ZTE

Lex_ZTE: conspicuous by absence

Absence does not always make the heart grow fonder. On Thursday shares in ZTE, the Chinese telecom equipment maker, resumed trading after a one-month suspension. The market sold them down by one-tenth.

They may have further to fall. In early March, the company said it was under investigation by the US for violating controls on exports to Iran. US companies were barred from selling products to ZTE (although they were subsequently permitted to do so under licences that run until June). On Thursday, at the reopen, ZTE said the outcome of the investigation was “highly uncertain”.

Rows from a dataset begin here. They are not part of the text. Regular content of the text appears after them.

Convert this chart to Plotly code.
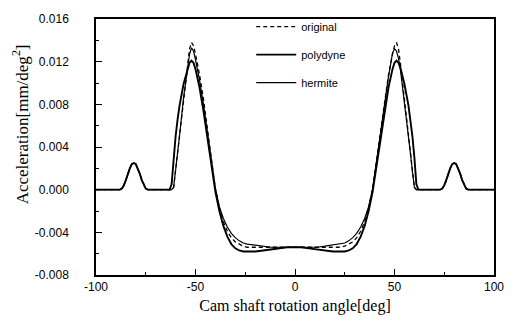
import plotly.graph_objects as go

# ---- data ----
angle = [-100, -88, -87, -86, -85, -84, -83, -82, -81, -80, -79, -78, -77, -76, -75, -74,
         -63, -62, -61, -60, -59, -58, -56, -54, -53, -52, -51, -50, -48, -46, -44, -42, -40,
         -38, -36, -34, -32, -30, -28, -26, -24, -20, -16, -12, -8, -4, 0,
         3, 7, 11, 15, 19, 23, 25, 27, 29, 31, 33, 35, 37, 39, 41, 43, 45, 47, 49, 50, 51,
         52, 53, 55, 57, 58, 59, 60, 61, 62,
         73, 74, 75, 76, 77, 78, 79, 80, 81, 82, 83, 84, 85, 86, 87, 100]

bump_left = [0, 0.0001, 0.0004, 0.0009, 0.0015, 0.0020, 0.0024, 0.0025, 0.0024, 0.0020,
             0.0015, 0.0009, 0.0004, 0.0001, 0]
bump_right = [0, 0.0001, 0.0004, 0.0009, 0.0015, 0.0020, 0.0024, 0.0025, 0.0024, 0.0020,
              0.0015, 0.0009, 0.0004, 0.0001, 0]

original_mid = [0, 0, 0.0002, 0.0018, 0.0035, 0.0052, 0.0087, 0.0118, 0.0132, 0.0138, 0.0135, 0.0127,
                0.0108, 0.0085, 0.0057, 0.0029, 0.0001, -0.0017, -0.0030, -0.0039, -0.0045, -0.0049,
                -0.0051, -0.0053, -0.0054, -0.0054, -0.0054, -0.0054, -0.0054, -0.0054, -0.0054,
                -0.0054, -0.0054, -0.0054, -0.0054, -0.0054, -0.0054, -0.0053, -0.0051, -0.0049,
                -0.0045, -0.0039, -0.0030, -0.0017, 0.0001, 0.0029, 0.0057, 0.0085, 0.0108, 0.0127,
                0.0135, 0.0138, 0.0132, 0.0118, 0.0087, 0.0052, 0.0035, 0.0018, 0.0002, 0, 0]

polydyne_mid = [0, 0.0005, 0.0030, 0.0050, 0.0066, 0.0079, 0.0099, 0.0114, 0.0119, 0.0121, 0.0119, 0.0113,
                0.0096, 0.0074, 0.0049, 0.0023, -0.0002, -0.0020, -0.0034, -0.0044, -0.0051, -0.0055,
                -0.0057, -0.0058, -0.0058, -0.0058, -0.0057, -0.0056, -0.0055, -0.0054, -0.0054,
                -0.0054, -0.0055, -0.0056, -0.0057, -0.0058, -0.0058, -0.0058, -0.0057, -0.0055,
                -0.0051, -0.0044, -0.0034, -0.0020, -0.0002, 0.0023, 0.0049, 0.0074, 0.0096, 0.0113,
                0.0119, 0.0121, 0.0119, 0.0114, 0.0099, 0.0079, 0.0066, 0.0050, 0.0030, 0.0005, 0]

hermite_mid = [0, 0, 0.0002, 0.0017, 0.0034, 0.0051, 0.0086, 0.0116, 0.0127, 0.0133, 0.0130, 0.0122,
               0.0103, 0.0080, 0.0054, 0.0027, 0.0001, -0.0016, -0.0027, -0.0035, -0.0041, -0.0045,
               -0.0048, -0.0050, -0.0051, -0.0052, -0.0053, -0.0054, -0.0054, -0.0054, -0.0054,
               -0.0054, -0.0054, -0.0054, -0.0053, -0.0052, -0.0051, -0.0050, -0.0048, -0.0045,
               -0.0041, -0.0035, -0.0027, -0.0016, 0.0001, 0.0027, 0.0054, 0.0081, 0.0106, 0.0128,
               0.0132, 0.0130, 0.0123, 0.0112, 0.0083, 0.0051, 0.0034, 0.0017, 0.0002, 0, 0]

x_tickvals = [-100, -50, 0, 50, 100]
x_ticktext = ["-100", "-50", "0", "50", "100"]
y_tickvals = [-0.008, -0.004, 0.0, 0.004, 0.008, 0.012, 0.016]
y_ticktext = ["-0.008", "-0.004", "0.000", "0.004", "0.008", "0.012", "0.016"]

original = [0] + bump_left + original_mid + bump_right + [0]
polydyne = [0] + bump_left + polydyne_mid + bump_right + [0]
hermite = [0] + bump_left + hermite_mid + bump_right + [0]

fig = go.Figure()
fig.add_trace(go.Scatter(x=angle, y=original, mode="lines", name="original", legendgroup="a",
                         line=dict(color="black", width=1.3, dash="4px,3px")))
fig.add_trace(go.Scatter(x=angle, y=polydyne, mode="lines", name="polydyne", legendgroup="b",
                         line=dict(color="black", width=1.9)))
fig.add_trace(go.Scatter(x=angle, y=hermite, mode="lines", name="hermite", legendgroup="c",
                         line=dict(color="black", width=1.2)))

tickfont = dict(family="Liberation Sans Narrow, Liberation Sans, Arial", size=12, color="black")

fig.update_xaxes(range=[-100, 100], tickvals=x_tickvals, ticktext=x_ticktext,
                 ticks="inside", ticklen=6, tickwidth=1, tickcolor="black",
                 minor=dict(tickvals=[-75, -25, 25, 75], ticks="inside", ticklen=3, tickcolor="black"),
                 showline=True, linecolor="black", linewidth=1.5, mirror=True,
                 showgrid=False, zeroline=False, tickfont=tickfont,
                 title=dict(text="Cam shaft rotation angle[deg]",
                            font=dict(family="Liberation Serif, Times New Roman", size=16, color="black"),
                            standoff=7))
fig.update_yaxes(range=[-0.008, 0.016], tickvals=y_tickvals, ticktext=y_ticktext,
                 ticks="inside", ticklen=6, tickwidth=1, tickcolor="black",
                 minor=dict(tickvals=[-0.006, -0.002, 0.002, 0.006, 0.010, 0.014],
                            ticks="inside", ticklen=3, tickcolor="black"),
                 showline=True, linecolor="black", linewidth=1.5, mirror=True,
                 showgrid=False, zeroline=False, tickfont=tickfont, ticklabelstandoff=23)

fig.add_annotation(text="Acceleration[mm/deg<sup>2</sup>]", textangle=-90,
                   xref="paper", yref="paper", x=-0.19, y=0.59, showarrow=False,
                   xanchor="center", yanchor="middle",
                   font=dict(family="Liberation Serif, Times New Roman", size=17, color="black"))

fig.update_layout(
    width=516, height=324,
    margin=dict(l=96, r=15, t=12, b=48),
    paper_bgcolor="white", plot_bgcolor="white",
    showlegend=True,
    legend=dict(x=0.39, y=1.027, xanchor="left", yanchor="top", itemwidth=40,
                bgcolor="rgba(0,0,0,0)", traceorder="grouped", tracegroupgap=9,
                font=dict(family="Liberation Sans, Arial", size=11, color="black")),
)

fig.write_html("out.html")
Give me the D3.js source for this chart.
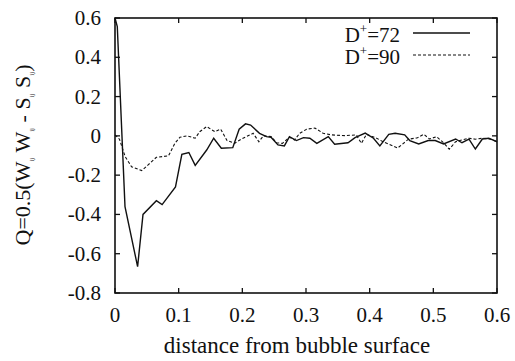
<!DOCTYPE html>
<html>
<head>
<meta charset="utf-8">
<script src="https://cdn.jsdelivr.net/npm/d3@7"></script>
<style>
  body { margin: 0; background: #fff; }
</style>
</head>
<body>
<div class="chart"></div>
<script>
// distance from bubble surface
let xD72 = [0, 0.0036, 0.0157, 0.0355, 0.044, 0.065, 0.074, 0.095, 0.105, 0.116, 0.126, 0.144, 0.155, 0.167, 0.185, 0.195, 0.205, 0.213, 0.227, 0.238, 0.245, 0.256, 0.266, 0.274, 0.285, 0.296, 0.306, 0.317, 0.335, 0.345, 0.366, 0.377, 0.393, 0.406, 0.416, 0.43, 0.44, 0.455, 0.463, 0.477, 0.492, 0.503, 0.516, 0.535, 0.545, 0.556, 0.566, 0.577, 0.587, 0.6];
let yD72 = [0.60, 0.556, -0.36, -0.666, -0.40, -0.33, -0.35, -0.26, -0.094, -0.085, -0.15, -0.072, -0.012, -0.063, -0.06, 0.034, 0.061, 0.055, 0.013, -0.004, -0.007, -0.046, -0.051, -0.004, -0.024, -0.009, -0.012, -0.038, -0.004, -0.043, -0.035, -0.009, 0.014, -0.012, -0.051, 0.008, 0.013, 0.005, -0.024, -0.041, -0.024, -0.024, -0.041, -0.016, -0.035, -0.017, -0.067, -0.016, -0.012, -0.03];

let xD90 = [0, 0.007, 0.016, 0.026, 0.042, 0.052, 0.065, 0.084, 0.094, 0.102, 0.113, 0.126, 0.133, 0.144, 0.157, 0.166, 0.176, 0.188, 0.198, 0.217, 0.226, 0.233, 0.245, 0.254, 0.263, 0.274, 0.282, 0.29, 0.301, 0.314, 0.327, 0.34, 0.361, 0.379, 0.387, 0.395, 0.41, 0.421, 0.444, 0.461, 0.475, 0.485, 0.494, 0.505, 0.516, 0.525, 0.535, 0.545, 0.556, 0.566, 0.578, 0.59, 0.6];
let yD90 = [0.005, -0.017, -0.106, -0.157, -0.177, -0.148, -0.109, -0.102, -0.038, -0.007, 0, -0.012, 0.021, 0.047, 0.021, 0.034, -0.024, -0.038, -0.017, 0.013, -0.03, 0, -0.004, -0.035, -0.038, -0.007, -0.021, 0.013, 0.034, 0.04, 0.013, 0.005, 0.001, 0.005, -0.038, 0.008, -0.01, -0.03, -0.062, -0.017, -0.01, 0.008, -0.016, -0.004, -0.035, -0.068, -0.03, -0.021, -0.012, -0.017, -0.012, -0.017, -0.03];

let xTicks = [0, 0.1, 0.2, 0.3, 0.4, 0.5, 0.6];
let yTicks = [-0.8, -0.6, -0.4, -0.2, 0, 0.2, 0.4, 0.6];

let width = 515, height = 361;
let margin = {top: 18, right: 18, bottom: 68, left: 115};
let serif = "Liberation Serif";

let svg = d3.select(".chart").append("svg")
    .attr("width", width)
    .attr("height", height);

let xScale = d3.scaleLinear().domain([0, 0.6]).range([margin.left, width - margin.right]);
let yScale = d3.scaleLinear().domain([-0.8, 0.6]).range([height - margin.bottom, margin.top]);

let x0 = xScale.range()[0], x1 = xScale.range()[1];
let y0 = yScale.range()[0], y1 = yScale.range()[1];

// inward ticks on all four sides
let tickLen = 5;
let axes = svg.append("g").attr("stroke", "#111").attr("stroke-width", 1.3);
xTicks.forEach(t => {
    axes.append("line").attr("x1", xScale(t)).attr("x2", xScale(t)).attr("y1", y0).attr("y2", y0 - tickLen);
    axes.append("line").attr("x1", xScale(t)).attr("x2", xScale(t)).attr("y1", y1).attr("y2", y1 + tickLen);
});
yTicks.forEach(t => {
    axes.append("line").attr("x1", x0).attr("x2", x0 + tickLen).attr("y1", yScale(t)).attr("y2", yScale(t));
    axes.append("line").attr("x1", x1).attr("x2", x1 - tickLen).attr("y1", yScale(t)).attr("y2", yScale(t));
});

// frame
svg.append("rect")
    .attr("x", x0).attr("y", y1)
    .attr("width", x1 - x0).attr("height", y0 - y1)
    .attr("fill", "none").attr("stroke", "#111").attr("stroke-width", 1.6);

// tick labels
svg.append("g").selectAll("text").data(xTicks).enter().append("text")
    .attr("x", d => xScale(d))
    .attr("y", y0 + 29)
    .attr("text-anchor", "middle")
    .attr("font-family", serif)
    .attr("font-size", 21)
    .attr("fill", "#111")
    .text(d => d3.format("")(d));

svg.append("g").selectAll("text").data(yTicks).enter().append("text")
    .attr("x", x0 - 14)
    .attr("y", d => yScale(d) + 7)
    .attr("text-anchor", "end")
    .attr("font-family", serif)
    .attr("font-size", 21)
    .attr("fill", "#111")
    .text(d => d === 0 ? "0" : d.toFixed(1));

// axis titles
svg.append("text")
    .attr("x", 297).attr("y", 353)
    .attr("text-anchor", "middle")
    .attr("font-family", serif)
    .attr("font-size", 23)
    .attr("fill", "#111")
    .text("distance from bubble surface");

let yTitle = svg.append("text")
    .attr("transform", "translate(30,155) rotate(-90)")
    .attr("text-anchor", "middle")
    .attr("font-family", serif)
    .attr("font-size", 22)
    .attr("fill", "#111");
let parts = [["Q=0.5(W", false], ["ij", true], [" W", false], ["ij", true], [" - S", false], ["ij", true], [" S", false], ["ij", true], [")", false]];
parts.forEach(p => {
    yTitle.append("tspan")
        .attr("font-size", p[1] ? 7 : 22)
        .attr("dy", p[1] ? 4 : (p[0][0] === "Q" ? 0 : -4))
        .text(p[0]);
});

// lines
let line = d3.line().x(d => xScale(d[0])).y(d => yScale(d[1]));

svg.append("path")
    .datum(xD90.map((x, i) => [x, yD90[i]]))
    .attr("fill", "none").attr("stroke", "#111").attr("stroke-width", 1.1)
    .attr("stroke-dasharray", "3,2")
    .attr("d", line);

svg.append("path")
    .datum(xD72.map((x, i) => [x, yD72[i]]))
    .attr("fill", "none").attr("stroke", "#111").attr("stroke-width", 1.4)
    .attr("d", line);

// legend
let legend = [["72", null, 33], ["90", "3,2", 55]];
legend.forEach(l => {
    let t = svg.append("text")
        .attr("x", 400).attr("y", l[2] + 9)
        .attr("text-anchor", "end")
        .attr("font-family", serif)
        .attr("font-size", 21)
        .attr("fill", "#111");
    t.append("tspan").text("D");
    t.append("tspan").attr("font-size", 13).attr("dy", -9).text("+");
    t.append("tspan").attr("dy", 9).text("=" + l[0]);
    svg.append("line")
        .attr("x1", 413).attr("x2", 470)
        .attr("y1", l[2]).attr("y2", l[2])
        .attr("stroke", "#111").attr("stroke-width", l[1] ? 1.1 : 1.4)
        .attr("stroke-dasharray", l[1]);
});
</script>
</body>
</html>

The incident is a reminder of Chinese companies’ reliance on US technology. Nomura estimates that ZTE sources up to 15 per cent of its inputs by value from the US. Given the risks that have come to light, this will have to change. But China’s efforts to acquire US technology outright has had mixed results. State-backed Tsinghua Unigroup’s bid to buy Micron failed, although chip designer Integrated Silicon Solutions was sold to a Chinese buyer. ZTE peer Huawei, which announced stellar numbers last week, has taken an alternative tack: last year, it spent 15 per cent of revenues on research and development, up one percentage point from 2014. That is in line with tech leaders such as Broadcom, and a few percentage points above ZTE.